山田弘は差し入れを強要することにより、ボクらを彼の世界に参加させました。 彼の世界に貢献する人にもいろいろなパターンの楽しみ方がでてきます。
・山田弘のリアクションを期待して差し入れを用意する者
・山田弘の罵りをあえて受けてみる者
・純粋に傍観して楽しんでいる者

山田弘は徹底的にリクエストに答えます。
・差し入れの酒は必ず時間内に飲み干す。
・罵倒する言葉もバリエーション豊かで、毎回新しい罵倒を用意する。
・自分を讃えるネタで、必ず笑いをとるようにする。
山田弘の世界観に参加させることにより、参加者それぞれが固有の楽しみを見出していったのです。


<徹底的に楽しませる>
山田弘の質問に生徒が間違えると、ヤツにしては「しめた!」となり、 生徒にしてみれば「やられたあ!」となり、ある種のゲーム感覚が存在していまいた。
そんな感じで予習も復習もゲームになり、英語の例文理解も全てがゲーム感覚でした。 あれから15年たった今でも覚えている英文は、全て山田弘の名文ばかりです。

また山田弘は、授業が進むに連れて世界観を強烈にしていきました。 罵り言葉がどんどん差別的発言になり、エロ例文もどんどん卑猥になります。 
生徒の方も、差し入れがエスカレートします。
「ビールは何杯まで飲むんだろう、今度5本置いておこうぜ」とか、
「缶詰と缶切を置いておこう。干し帆立は何個まで食えるかな」とか、
「エロポスターの局部にシールを貼っといたらどう使うかな」とか、
強要されているはずの差し入れすらゲームとなり、授業のたびに山田弘の反応にワクワクしていました。


<予想を超える尖り方がクチコミを生む>
山田弘がそんな感じですから当然他の友達にも話したくなってきます。
「柏に、超キチガイな講師がいるんだよ。今度、夏期講習を受けに来いよ」と。 
山田弘に興味を持って夏期講習を受けた友達に 「言っとおりだろ。山田弘、すげえキチガイだったろ!」 と自慢できることが喜びだったりします。
こんな感じで、山田弘の啓蒙者の誕生です。いわゆるバイラルマーケティングです。夏期講習や冬期講習の単科は、いわば啓蒙者が友達に自慢するためにも用意されているといって過言ではありません。


<あの人の目的を達成させる>
山田弘の熱狂的ファンになったとしても、浪人生の本分は一応勉強です。 志望校に合格することが大事です。ただ楽しくてキチガイなだけなら、山田弘以外にも何人かはいるでしょう。しかし山田弘が伝説たる所以は、ちゃんと英語の成績が上がっていくところです。あのクレイジーな世界を体験する。それそのものが目的であり、きちんとこなしていると英語の成績が上がっているというスキームが秀逸でした。こうして私の英語の偏差値は30から80に劇的に上がりました。
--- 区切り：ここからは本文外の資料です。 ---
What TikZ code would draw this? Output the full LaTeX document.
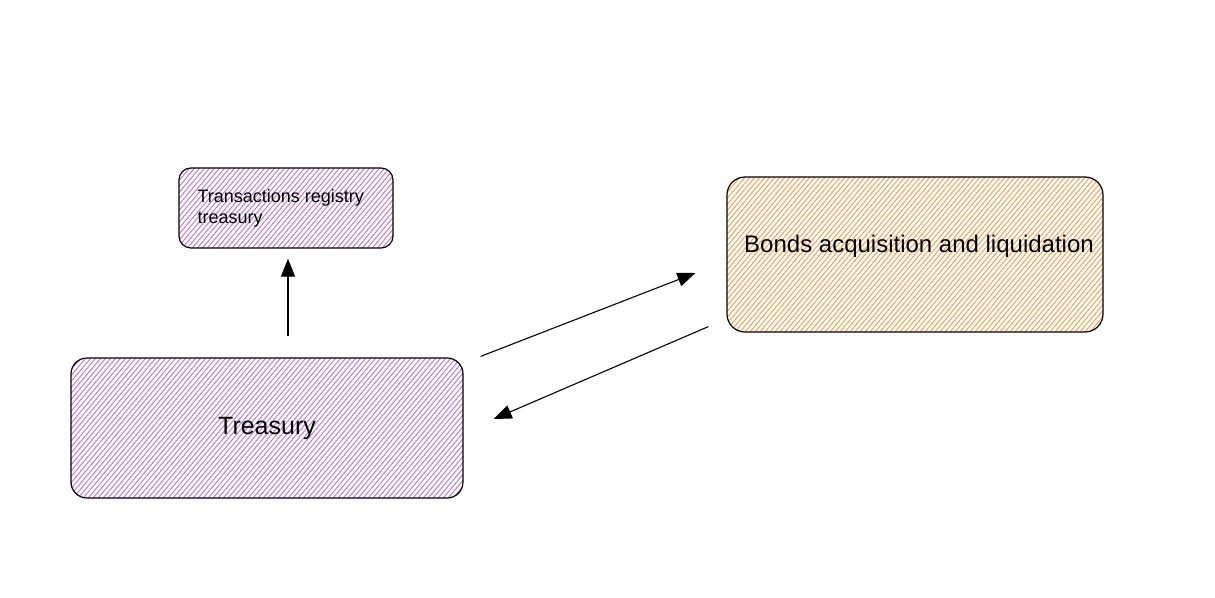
\documentclass[tikz,border=0pt]{standalone}
\usepackage{fontspec}
\setmainfont{Liberation Sans}
\usetikzlibrary{arrows.meta}

\definecolor{violetfill}{HTML}{C070DC}
\definecolor{orangefill}{HTML}{FD9A45}

\tikzset{
  sketchbox/.style={draw=black, line width=1.2pt, inner sep=0pt},
  hatch/.style={path picture={
    \foreach \d in {-420,-415,...,420}
      \draw[#1, line width=0.9pt] ([xshift=\d pt]path picture bounding box.center)
        ++(-200pt,-238pt) -- ++(400pt,476pt);
  }},
  arr/.style={-{Triangle[length=18pt,width=14pt]}, line width=1.1pt}
}

\begin{document}
\begin{tikzpicture}[x=1pt,y=-1pt]
 \useasboundingbox (0,0) rectangle (1215,597);

 % boxes
 \node[sketchbox, rounded corners=12pt, minimum width=214pt, minimum height=80pt,
   hatch=violetfill] (registry) at (286,208) {};
 \node[sketchbox, rounded corners=16pt, minimum width=392pt, minimum height=140pt,
   hatch=violetfill] (treasury) at (267,428) {};
 \node[sketchbox, rounded corners=18pt, minimum width=376pt, minimum height=155pt,
   hatch=orangefill] (bonds) at (915,254.5) {};

 % labels
 \node[anchor=west, align=left, font=\fontsize{18}{21}\selectfont] (registrytext)
   at (194,208) {Transactions registry\\treasury};
 \node[font=\fontsize{25}{28}\selectfont] (treasurytext) at (267,428) {Treasury};
 \node[font=\fontsize{24}{28}\selectfont] (bondstext) at (919,246) {Bonds acquisition and liquidation};

 % connectors
 \draw[arr] ([xshift=21pt,yshift=21pt]treasury.north) -- ([xshift=2pt,yshift=-10pt]registry.south);
 \draw[arr] ([xshift=17pt,yshift=1pt]treasury.north east) -- ([xshift=-31pt,yshift=-18.5pt]bonds.west);
 \draw[arr] ([xshift=-18pt,yshift=6pt]bonds.south west) -- ([xshift=30pt,yshift=9pt]treasury.east);
\end{tikzpicture}
\end{document}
このように山田弘の伝説は生まれ、カルト的な人気を得たというわけです。
後年、山田弘は代ゼミを追い出されたあと「予備校講師が教える 英語・ウカる勉強法・ダメな勉強法」という本をだしております。


そこに書かれた名文を紹介しておひらきにしたいと思います。



<「予備校講師が教える英語・ウカる勉強法・ダメな勉強法」より>

僕は授業中に「授業でやりきれなかった所をプリントにして配ろうかと思いますが、欲しい人は手を挙げて下さい」と言ったことがあります。

全員が手を挙げました。そこで僕は言いました。

では配らないことにします。―馬ッ鹿野郎。乞食みたいにタダでもらえるのならなんでももらおうなんて卑しい考え起こすんじゃねえや。プリントもらったってどうせ読みもしねえんじゃねえか。俺は最初からプリントなんか配る気は全然なかったんだけど、おめえらからかってみようと思ってちょっと言ってみただけだよ」

馬鹿はプリントをもらうのが大好きです。